As actas da Junta de Paróquia de Monte de Fralães iniciam-se em princípio de 1838, que foi quando a paróquia reassumiu a sua independência. Mas nessa altura, veio um pároco «encomendado», que aí se manteve sete meses. Só depois é que o abade João Carvalho volta para a freguesia.

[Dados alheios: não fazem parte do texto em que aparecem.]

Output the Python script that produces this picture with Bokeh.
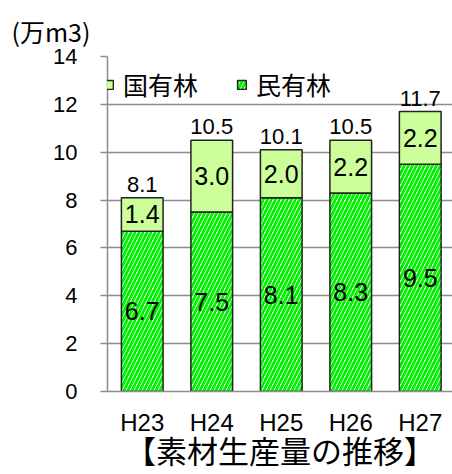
from bokeh.plotting import figure
from bokeh.models import (ColumnDataSource, Range1d, FixedTicker, LabelSet,
                          Legend, LegendItem, Title)
from bokeh.core.properties import value
from bokeh.embed import file_html
from bokeh.resources import INLINE

# Timber production (10,000 m3) by fiscal year
years = ["H23", "H24", "H25", "H26", "H27"]
private_forest = [6.7, 7.5, 8.1, 8.3, 9.5]   # 民有林
national_forest = [1.4, 3.0, 2.0, 2.2, 2.2]  # 国有林
y_ticks = [0, 2, 4, 6, 8, 10, 12, 14]

REG_FONT = "'Liberation Sans', Arial, sans-serif"
JP_FONT = "'Noto Sans CJK JP', sans-serif"

xs = list(range(len(years)))
totals = [round(a + b, 1) for a, b in zip(private_forest, national_forest)]

source = ColumnDataSource(dict(
    x=xs,
    private=private_forest,
    national=national_forest,
))

p = figure(width=452, height=474, output_backend="svg", toolbar_location=None,
           x_range=Range1d(-0.5, 4.464), y_range=Range1d(0, 14),
           min_border_left=107, min_border_right=0,
           min_border_top=56, min_border_bottom=82)
p.outline_line_color = None
p.background_fill_color = "white"
p.border_fill_color = "white"

# grid
p.xgrid.grid_line_color = None
p.ygrid.grid_line_color = "#8c8c8c"
p.ygrid.grid_line_width = 1.5
p.ygrid.ticker = FixedTicker(ticks=y_ticks)

# y axis
p.yaxis.ticker = FixedTicker(ticks=y_ticks)
p.yaxis.axis_line_color = "#8c8c8c"
p.yaxis.axis_line_width = 1.5
p.yaxis.major_tick_line_color = "#8c8c8c"
p.yaxis.major_tick_line_width = 1.5
p.yaxis.major_tick_out = 7
p.yaxis.major_tick_in = 0
p.yaxis.minor_tick_line_color = None
p.yaxis.major_label_standoff = 23
p.yaxis.major_label_text_font = REG_FONT
p.yaxis.major_label_text_font_size = "22px"
p.yaxis.major_label_text_color = "black"

# x axis, with the chart caption as its axis label
p.xaxis.ticker = FixedTicker(ticks=xs)
p.xaxis.major_label_overrides = {i: y for i, y in zip(xs, years)}
p.xaxis.axis_line_color = "#8c8c8c"
p.xaxis.axis_line_width = 1.5
p.xaxis.major_tick_line_color = None
p.xaxis.minor_tick_line_color = None
p.xaxis.major_tick_out = 0
p.xaxis.major_tick_in = 0
p.xaxis.major_label_standoff = 17
p.xaxis.major_label_text_font = REG_FONT
p.xaxis.major_label_text_font_size = "24px"
p.xaxis.major_label_text_color = "black"
p.xaxis.axis_label = "【素材生産量の推移】"
p.xaxis.axis_label_standoff = -12
p.xaxis.axis_label_text_font = JP_FONT
p.xaxis.axis_label_text_font_size = "31px"
p.xaxis.axis_label_text_font_style = "normal"
p.xaxis.axis_label_text_color = "black"

# stacked bars
renderers = p.vbar_stack(
    ["private", "national"], x="x", width=0.6, source=source,
    fill_color=["white", "#ccff99"],
    hatch_pattern=["/", " "],
    hatch_color="#00f000",
    hatch_scale=8,
    hatch_weight=2.8,
    line_color="#222222", line_width=1.5,
)

# segment value labels
seg_src = ColumnDataSource(dict(
    x=xs + xs,
    y=[v / 2 for v in private_forest] + [a + b / 2 for a, b in zip(private_forest, national_forest)],
    text=[f"{v:.1f}" for v in private_forest] + [f"{v:.1f}" for v in national_forest],
))
p.add_layout(LabelSet(x="x", y="y", text="text", source=seg_src,
                      text_align="center", text_baseline="middle",
                      text_font=value(REG_FONT), text_font_size="25px",
                      text_color="black"))

# total labels above the bars
tot_src = ColumnDataSource(dict(x=xs, y=totals, text=[f"{v:.1f}" for v in totals]))
p.add_layout(LabelSet(x="x", y="y", text="text", source=tot_src,
                      text_align="center", text_baseline="bottom", y_offset=6,
                      text_font=value(REG_FONT), text_font_size="22px",
                      text_color="black"))

# legend
legend = Legend(items=[LegendItem(label="国有林", renderers=[renderers[1]]),
                       LegendItem(label="民有林", renderers=[renderers[0]])],
                orientation="horizontal", location=(-4, 289),
                glyph_width=11, glyph_height=11, label_standoff=9, spacing=38,
                padding=0, margin=0,
                border_line_color=None, background_fill_alpha=0,
                label_text_font=JP_FONT, label_text_font_size="25px",
                label_text_color="black")
p.add_layout(legend)

# unit label
p.add_layout(Title(text="(万m3)", align="left", offset=-96, standoff=16,
                   text_font=JP_FONT, text_font_size="25px",
                   text_font_style="normal", text_color="black"), "above")

open("out.html", "w").write(file_html(p, INLINE))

Mas os dissabores para o abade João Carvalho ainda não tinham acabado. Como quer que fosse, em 1845, os elementos da Junta de Paróquia, de que ele era presidente, queixam-se do pároco: que ele residia fora da freguesia, que descurava as suas obrigações. Mas há nelas ao menos um evidente exagero (uma acta, de 1847, diz que o pároco «á melhor (há mais) de dez anos dezemparou seus fregueses»; ora ele só viera há uns oito anos e meio...), pelo que podemos supor que isto ainda tenha a ver com sequelas do passado. Um pouco adiante, tudo se recompõe.

Ilustração 11  Pormenor de uma página do livro da Junta de Paróquia sobre o Pe. João de Carvalho

 No seu testamento o abade João Carvalho não esquece a sua paróquia nem a Confraria de Nossa Senhora da Saúde.

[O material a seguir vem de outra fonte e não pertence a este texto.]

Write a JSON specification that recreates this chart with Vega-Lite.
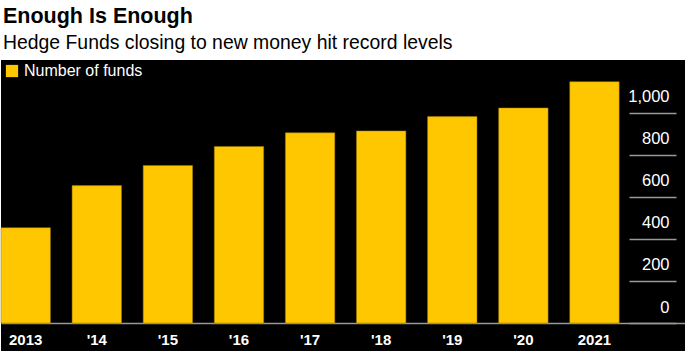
{
  "$schema": "https://vega.github.io/schema/vega-lite/v6.json",
  "width": 684,
  "height": 291,
  "padding": {"top": 6, "left": 0, "right": 0, "bottom": 0},
  "background": "white",
  "title": {
    "text": "Enough Is Enough",
    "subtitle": "Hedge Funds closing to new money hit record levels",
    "anchor": "start",
    "frame": "group",
    "font": "Liberation Sans",
    "fontSize": 21.5,
    "fontWeight": "bold",
    "color": "black",
    "subtitleFont": "Liberation Sans",
    "subtitleFontSize": 19.4,
    "subtitleColor": "black",
    "subtitlePadding": 6,
    "offset": 8,
    "dx": 2
  },
  "config": {
    "view": {"fill": "black", "stroke": null},
    "font": "Liberation Sans"
  },
  "data": {
    "values": [
      {"year": "2013", "funds": 453, "series": "Number of funds"},
      {"year": "'14", "funds": 653, "series": "Number of funds"},
      {"year": "'15", "funds": 749, "series": "Number of funds"},
      {"year": "'16", "funds": 839, "series": "Number of funds"},
      {"year": "'17", "funds": 904, "series": "Number of funds"},
      {"year": "'18", "funds": 913, "series": "Number of funds"},
      {"year": "'19", "funds": 981, "series": "Number of funds"},
      {"year": "'20", "funds": 1022, "series": "Number of funds"},
      {"year": "2021", "funds": 1147, "series": "Number of funds"}
    ]
  },
  "mark": {"type": "bar", "stroke": "#9a7a00", "strokeWidth": 0.5},
  "encoding": {
    "x": {
      "field": "year",
      "type": "nominal",
      "sort": null,
      "scale": {"paddingInner": 0.305, "paddingOuter": 0.463, "align": 0},
      "axis": {
        "title": null,
        "orient": "bottom",
        "offset": -28,
        "domainColor": "#999",
        "domainWidth": 1.5,
        "ticks": false,
        "labelAngle": 0,
        "labelColor": "white",
        "labelFontSize": 15,
        "labelFontWeight": "bold",
        "labelPadding": 9,
        "labelFont": "Liberation Sans"
      }
    },
    "y": {
      "field": "funds",
      "type": "quantitative",
      "scale": {"domain": [-133, 1250], "nice": false, "zero": false},
      "axis": {
        "title": null,
        "orient": "right",
        "offset": -56,
        "domain": false,
        "grid": false,
        "values": [0, 200, 400, 600, 800, 1000],
        "tickSize": 47,
        "tickColor": "#999",
        "tickWidth": 1.5,
        "labelColor": "white",
        "labelFontSize": 16.5,
        "labelPadding": -7,
        "labelAlign": "right",
        "labelBaseline": "alphabetic",
        "labelOffset": -11,
        "format": ",d"
      }
    },
    "color": {
      "field": "series",
      "type": "nominal",
      "scale": {"range": ["#FFC700"]},
      "legend": {
        "title": null,
        "orient": "top-left",
        "offset": 3,
        "symbolType": "square",
        "symbolSize": 150,
        "symbolStrokeWidth": 0,
        "labelColor": "white",
        "labelFontSize": 16,
        "labelFont": "Liberation Sans"
      }
    }
  }
}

[1] Segundo Livro dos Capítulos de Monte de Fralães, pág. 40 – f.
[2] Segundo Livro dos Capítulos de Monte de Fralães, pp. 41-v. e 42-f.

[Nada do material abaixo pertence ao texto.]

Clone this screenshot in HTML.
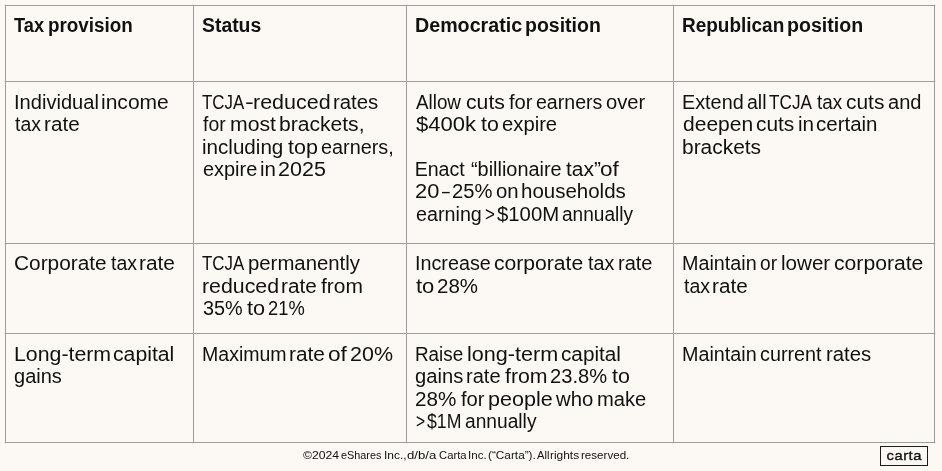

[3] O pároco anterior fizera escrever no seu testamento:
«Declaro que o rendeiro da Quinta de Fralães me tem pedido pensão e foro do passal desta Igreja, dizendo que tem prazo; e eu respondi que mo apresentasse ou a nota onde foi feito. Porém até ao presente não apresentaram. Mas disseram que o haviam de arrecadar por minha morte. E no caso que o apresente, é nulo, porque nenhum dos meus antecessores o podia fazer com prejuízo da Igreja, e muito mais sem bula pontifícia, que devem apresentar.»
[4] Segundo Livro dos Capítulos de Monte de Fralães, pág. 70.